Thousands of people staged a second straight day of protests in the Georgian capital Tbilisi on Wednesday, rallying against a “foreign agents” law which critics say signals an authoritarian shift and harms Georgia’s chances of closer ties with Europe.
Parliament on Tuesday passed a first reading of the legislation, which requires any organisations receiving more than 20% of their funding from overseas to register as “foreign agents” or face substantial fines.
The ruling Georgian Dream party say it is modelled on U.S. legislation dating from the 1930s. Critics, including President Salome Zourabichvili, say it is reminiscent of a Russian law that the Kremlin has used extensively to crack down on dissent.

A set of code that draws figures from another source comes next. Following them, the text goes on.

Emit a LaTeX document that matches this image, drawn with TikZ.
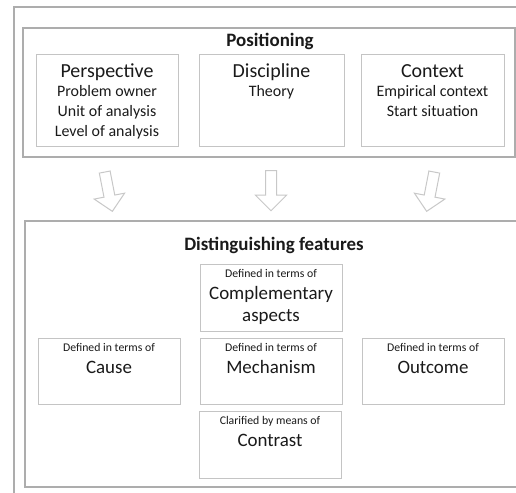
\documentclass[tikz,border=0pt]{standalone}
\usepackage{fontspec}
\setmainfont{Carlito}
\usetikzlibrary{shapes.arrows}
\definecolor{boxgray}{HTML}{C4C4C4}
\definecolor{framegray}{HTML}{ADADAD}
\definecolor{arrowgray}{HTML}{C8C8C8}
\definecolor{txt}{HTML}{1A1A1A}
\begin{document}
\begin{tikzpicture}[x=1bp,y=-1bp,
  box/.style={draw=boxgray,line width=1bp,inner sep=0pt,outer sep=0pt,anchor=north west,fill=white},
  frame/.style={draw=framegray,line width=1.2bp,inner sep=0pt,outer sep=0pt,anchor=north west},
  title/.style={font=\fontsize{19}{22}\selectfont\bfseries,anchor=base,text=txt,inner sep=0pt},
  head/.style={font=\fontsize{20}{24}\selectfont,anchor=base,text=txt,inner sep=0pt},
  sub/.style={font=\fontsize{16}{20}\selectfont,anchor=base,text=txt,inner sep=0pt},
  big/.style={font=\fontsize{19}{22}\selectfont,anchor=base,text=txt,inner sep=0pt},
  small/.style={font=\fontsize{11.8}{14}\selectfont,anchor=base,text=txt,inner sep=0pt},
  blockarrow/.style={shape=single arrow,draw=arrowgray,line width=1bp,fill=white,
    minimum height=40bp,minimum width=30bp,single arrow head extend=10bp,
    inner sep=5bp,single arrow tip angle=90}]
\useasboundingbox (0,0) rectangle (516,493);
\clip (0,0) rectangle (516,493);
\fill[white] (0,0) rectangle (516,493);

% outer frame
\node[frame,minimum width=540bp,minimum height=520bp] (outer) at (14,7) {};

% Positioning
\node[frame,minimum width=492bp,minimum height=129bp] (pos) at (23,28) {};
\node[title] (postitle) at (270,47) {Positioning};

\node[box,minimum width=142bp,minimum height=91bp] (persp) at (36,55) {};
\node[head] (perspT) at (107,77.3) {Perspective};
\node[sub] (persp1) at (107,96.7) {Problem owner};
\node[sub] (persp2) at (107,116.7) {Unit of analysis};
\node[sub] (persp3) at (107,136.7) {Level of analysis};

\node[box,minimum width=145bp,minimum height=91bp] (disc) at (199,55) {};
\node[head] (discT) at (271.5,77.3) {Discipline};
\node[sub] (disc1) at (271.5,96.7) {Theory};

\node[box,minimum width=143bp,minimum height=91bp] (ctx) at (361,55) {};
\node[head] (ctxT) at (432.5,77.3) {Context};
\node[sub] (ctx1) at (432.5,96.7) {Empirical context};
\node[sub] (ctx2) at (432.5,116.7) {Start situation};

% arrows
\node[blockarrow,rotate=-79] (arrL) at (108,189) {};
\node[blockarrow,rotate=-90] (arrM) at (271,188) {};
\node[blockarrow,rotate=-101] (arrR) at (431,189) {};

% Distinguishing features
\node[frame,minimum width=520bp,minimum height=266bp] (dist) at (25,221) {};
\node[title] (disttitle) at (274,250) {Distinguishing features};

\node[box,minimum width=142bp,minimum height=67bp] (comp) at (200,264) {};
\node[small] (comp0) at (271,277.3) {Defined in terms of};
\node[big] (comp1) at (271,299.3) {Complementary};
\node[big] (comp2) at (271,321.5) {aspects};

\node[box,minimum width=142bp,minimum height=66bp] (cause) at (38,338) {};
\node[small] (cause0) at (109,351) {Defined in terms of};
\node[big] (cause1) at (109,373.3) {Cause};

\node[box,minimum width=142bp,minimum height=66bp] (mech) at (200,338) {};
\node[small] (mech0) at (271,351) {Defined in terms of};
\node[big] (mech1) at (271,373.3) {Mechanism};

\node[box,minimum width=142bp,minimum height=66bp] (outc) at (362,338) {};
\node[small] (outc0) at (433,351) {Defined in terms of};
\node[big] (outc1) at (433,373.3) {Outcome};

\node[box,minimum width=142bp,minimum height=67bp] (contr) at (199,411) {};
\node[small] (contr0) at (270,424.3) {Clarified by means of};
\node[big] (contr1) at (270,446) {Contrast};
\end{tikzpicture}
\end{document}
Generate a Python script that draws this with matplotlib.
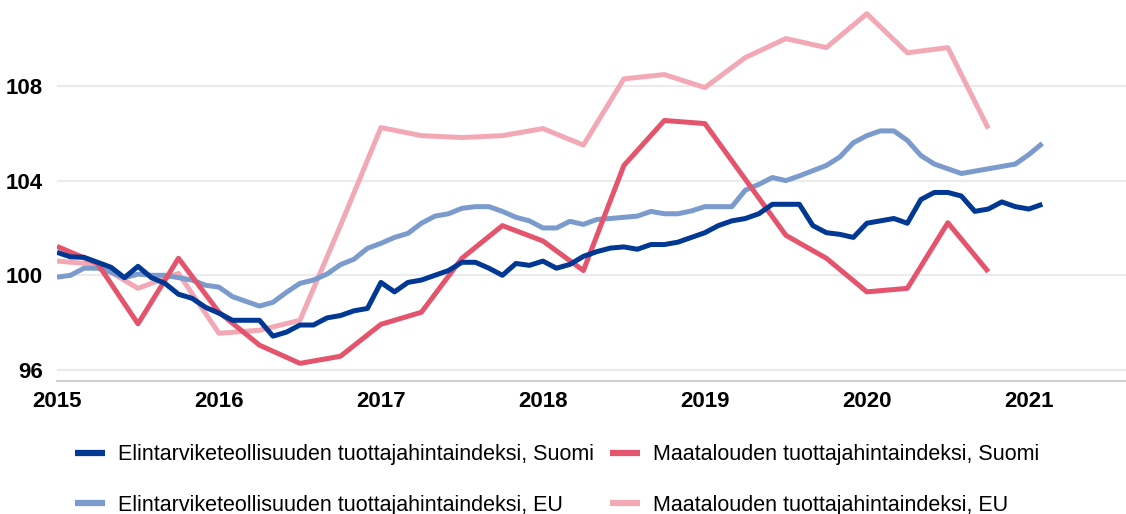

In violent clashes on Tuesday evening, protesters threw petrol bombs and stones at police, who used tear gas and water cannon to disperse the crowds. The interior ministry said 66 people had been detained.
Protests kicked off again on Wednesday afternoon with a march down the central Rustaveli Avenue to mark International Women’s Day, which is a public holiday in Georgia.
Thousands gathered in front of the country’s parliament as evening set in, carrying Georgian and EU flags and shouting “No to the Russian law”.
Reuters reporters heard the Georgian, Ukrainian and European Union anthems being sung or blasted through speakers as crowds poured onto the street in front of parliament, blocking traffic.
Footage of smaller protests in the Black Sea resort city of Batumi, Georgia’s second largest, were also shared online.
The issue has deepened a rift between Georgian Dream, which leads the government and has a majority in parliament, and President Zourabichvili, a pro-European who has moved away from the party since being elected with its support in 2018.
She has backed the protesters, saying on Tuesday that lawmakers who voted for the draft had violated the constitution. She also pledged to veto the bill if it reached her desk, though parliament can override her veto to force laws through.
Critics say Georgian Dream is too close to Russia and has taken the country in a more repressive direction in recent years. Georgian society is strongly anti-Moscow following years of conflict over the status of two Russian-backed breakaway regions, which flared into a short war in 2008.
The U.S. Helsinki Commission, a government agency that monitors rights across Europe, has called the draft law an “assault on the country’s weakening democracy.”
“The ruling party’s roughshod insistence on its progress is both alarming and a reflection of Moscow’s growing sway in Tbilisi,” it said in a tweet.
Georgian Dream Chairman Irakli Kobakhidze defended the bill again on Wednesday, saying it would help root out those working against the interests of the country and the powerful Georgian Orthodox Church. He criticised Georgia’s “radical opposition” for stirring up protesters to commit “unprecedented violence” during Tuesday’s rallies, according to Georgian news agencies.
Several EU officials have also expressed concerns over the law.
“Adoption of this ‘foreign influence’ law is not compatible with the EU path, which majority in Georgia wants,” European Council President Charles Michel said in a tweet on Wednesday.
Last year Brussels rebuffed Tbilisi’s attempts to become a candidate country for EU membership, saying it needed to speed up reforms in areas such as the rule of law, media freedom and the independence of the judiciary.